Well, it's a little too late to ask for "gay" to stop referring to homos. But what's interesting is this seems a lot to me like some in the community who ask us to stop using the word "queer," still believing that there's really much of a debate over the word.
What exactly should replace "gay"? Andrew Belonsky ponders:
Hmmm, "faggot" is probably out, as is the truncated "fag". Many people may find "Poofta" objectionable and "butt-fucker" far too crude. We've always been a fan of "homo," but have a feeling people won't agree.
I've been trying to figure out the words for queers out here in France. They use "homo" and it's the generally-used word, not offensive at all, but since they usually refer to "les homos et les lesbiennes," I'm guessing it's just the boys.
There's no "queen" out here, but there is "pédé." When I was visiting a boy up over winter break, he was reading something I wrote here and translated my use of the word "queer" as "pédé," but it also gets translated as "faggot." Not the same thing at all to me, although my kids call each other "pédé" sometimes and then the others tell on them.
I've seen "gay" and "gai" around here since so much gay slang in this country comes from America (a magazine I bought listed 50 essential gay words, almost all were from English, like "bear," "lipstick lesbian," and "metrosexual"). But then I was reading a column in which a homo said that he was "gai," not "gay," but he didn't explain the difference and he sounded kind of angry so I let it go. The magazine cover used the word "gay" 4 times.
Then there's the language for the T-folk; the word I see most often is "travesti." I'm guessing it's related to "transvestite," not at all the same as "transgender" or "transsexual." But am I the only one who thinks it looks a lot like "travesty" (which, incidentally, my dictionary says is "travestissement")?
Oh, and there are "drag queens" here. But say "size queen" and people will think you're shopping for a bed.
Then I realized that I was once again looking for word-for-word translations, a way of expressing the exact thoughts I think in English in French, just pop in new words.
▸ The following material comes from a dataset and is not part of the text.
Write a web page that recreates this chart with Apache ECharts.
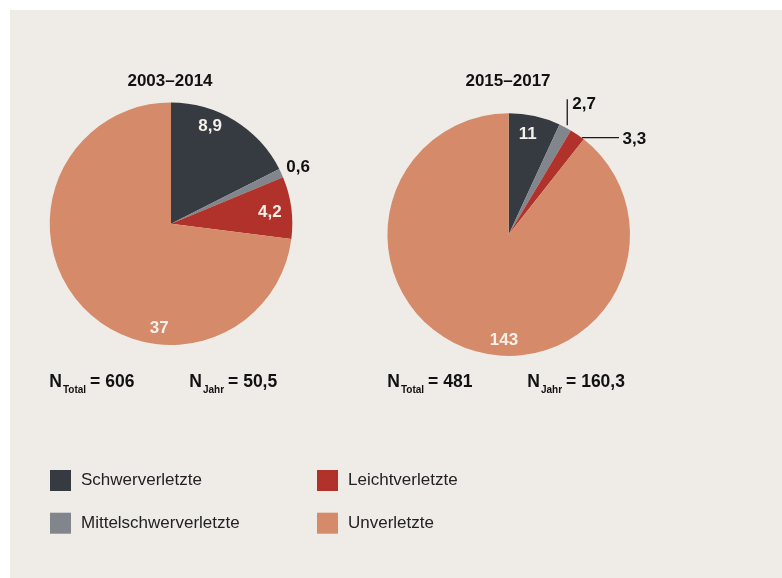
<!DOCTYPE html>
<html>
<head>
<meta charset="utf-8">
<script src="https://cdn.jsdelivr.net/npm/echarts@6/dist/echarts.min.js"></script>
<style>
  html, body { margin: 0; padding: 0; background: #ffffff; }
  #chart { width: 782px; height: 578px; }
</style>
</head>
<body>
<div id="chart"></div>
<script>
// data
const categories = ['Schwerverletzte', 'Mittelschwerverletzte', 'Leichtverletzte', 'Unverletzte'];
const periods = ['2003–2014', '2015–2017'];
const values2003 = [8.9, 0.6, 4.2, 37];
const values2015 = [11, 2.7, 3.3, 143];
const nTotal = [606, 481];
const nJahr = ['50,5', '160,3'];

const colors = ['#353b41', '#80868c', '#b1322a', '#d58a69'];
const font = "'Liberation Sans', Arial, sans-serif";

// label nudges (dx, dy) from the library's default label spot
const nudge2003 = [[5.7, -43.4], [0, -5.5], [35.8, -2.7], [36.1, 62.1]];
const nudge2015 = [[5.3, -37.9], [0, 0], [0, 0], [16.1, 45.6]];

function fmt(v) { return String(v).replace('.', ','); }

function pieData(values, outside) {
  return values.map(function (v, i) {
    const item = { name: categories[i], value: v };
    if (outside.indexOf(i) >= 0) {
      item.label = { position: 'outside', color: '#111111', distanceToLabelLine: 5 };
    }
    return item;
  });
}

var chart = echarts.init(document.getElementById('chart'));

// N annotations as separate pieces (main letter, subscript, rest)
const measure = document.createElement('canvas').getContext('2d');
function textW(str, f) { measure.font = f; return measure.measureText(str).width; }

function nNote(x, sub, rest) {
  const mainF = 'bold 17.5px ' + font, subF = 'bold 10px ' + font;
  const xs = x + textW('N', mainF) + 1;
  const xr = xs + textW(sub, subF) + 4;
  return [
    { type: 'text', x: x, y: 382.2, style: { text: 'N', font: mainF, fill: '#111', align: 'left', verticalAlign: 'middle' } },
    { type: 'text', x: xs, y: 390, style: { text: sub, font: subF, fill: '#111', align: 'left', verticalAlign: 'middle' } },
    { type: 'text', x: xr, y: 382.2, style: { text: rest, font: mainF, fill: '#111', align: 'left', verticalAlign: 'middle' } }
  ];
}

var graphics = [
  { type: 'rect', z: -10, silent: true, shape: { x: 10, y: 10, width: 772, height: 568 }, style: { fill: '#efece8' } },
  { type: 'text', x: 170, y: 81.5, style: { text: periods[0], font: 'bold 17px ' + font, fill: '#111', align: 'center', verticalAlign: 'middle' } },
  { type: 'text', x: 508, y: 81.5, style: { text: periods[1], font: 'bold 17px ' + font, fill: '#111', align: 'center', verticalAlign: 'middle' } }
].concat(
  nNote(49.3, 'Total', '= ' + nTotal[0]),
  nNote(189.3, 'Jahr', '= ' + nJahr[0]),
  nNote(387.3, 'Total', '= ' + nTotal[1]),
  nNote(527.3, 'Jahr', '= ' + nJahr[1])
);

var labelBase = {
  show: true,
  position: 'inside',
  color: '#f4f0ea',
  fontFamily: font,
  fontWeight: 'bold',
  fontSize: 17,
  formatter: function (p) { return fmt(p.value); }
};

var legendBase = {
  orient: 'vertical',
  top: 470,
  padding: 0,
  itemWidth: 21,
  itemHeight: 21,
  itemGap: 21.7,
  icon: 'rect',
  selectedMode: false,
  textStyle: { fontFamily: font, fontSize: 17, color: '#222222', padding: [0, 0, 0, 5] }
};

var option = {
  animation: false,
  color: colors,
  graphic: graphics,
  legend: [
    Object.assign({}, legendBase, { left: 50, data: [categories[0], categories[1]] }),
    Object.assign({}, legendBase, { left: 317, data: [categories[2], categories[3]] })
  ],
  series: [
    {
      name: periods[0],
      type: 'pie',
      center: [171, 223.7],
      radius: 121.3,
      startAngle: 90,
      clockwise: true,
      avoidLabelOverlap: false,
      silent: true,
      itemStyle: { borderWidth: 0 },
      label: labelBase,
      labelLine: { show: false, length: 0, length2: 0 },
      labelLayout: function (p) {
        return { dx: nudge2003[p.dataIndex][0], dy: nudge2003[p.dataIndex][1] };
      },
      data: pieData(values2003, [1])
    },
    {
      name: periods[1],
      type: 'pie',
      center: [508.7, 234.6],
      radius: 121.3,
      startAngle: 90,
      clockwise: true,
      avoidLabelOverlap: false,
      silent: true,
      itemStyle: { borderWidth: 0 },
      label: labelBase,
      labelLine: { show: true, length: 0, length2: 0, lineStyle: { color: '#1a1a1a', width: 1.3 } },
      labelLayout: function (p) {
        const pts = p.labelLinePoints;
        if (p.dataIndex === 1 && pts) {
          const x0 = pts[0][0] + 2, y0 = pts[0][1] - 2;
          return { x: x0 + 5, y: y0 - 21, align: 'left', verticalAlign: 'middle',
                   labelLinePoints: [[x0, y0], [x0, y0 - 26], [x0, y0 - 26]] };
        }
        if (p.dataIndex === 2 && pts) {
          const x0 = pts[0][0] + 4.5, y0 = pts[0][1] + 3;
          return { x: x0 + 40.5, y: y0 + 1.3, align: 'left', verticalAlign: 'middle',
                   labelLinePoints: [[x0, y0], [x0 + 37, y0], [x0 + 37, y0]] };
        }
        return { dx: nudge2015[p.dataIndex][0], dy: nudge2015[p.dataIndex][1] };
      },
      data: pieData(values2015, [1, 2])
    }
  ]
};

chart.setOption(option);
</script>
</body>
</html>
I ought to know better than that after a year and a half living in this country, but I can't help sometimes thinking that others' thought patterns are the same as mine, just with different knowledges and experiences but the same fundamental ways of processing information.
What I'm beginning to see is that there are things in this language that are different not because they're just different languages, but because people are actually thinking of these issues differently. Could it be that the gap between the people who oppose the word "queer" are actually thinking about sexuality in a notably different way than I am, that the difference runs deeper than the word itself?
I think that the letter above shows that deep disconnect. He doesn't suggest going back to the word "homosexual," probably because the baggage associated with that term is very different from the baggage associated with "gay." He doesn't have a replacement in mind in much the same way I can't think of another word that captures the meaning of the word "queer."
His asking that we stop using the word "gay" to refer to homos 40 years after "Gay is good" makes for an interesting language argument in much the same way arguing the word "queer" shouldn't catch on 15 years after it did. But the fact that I don't really know of a good replacement that expresses what "queer" gets at means that I'm stuck using it.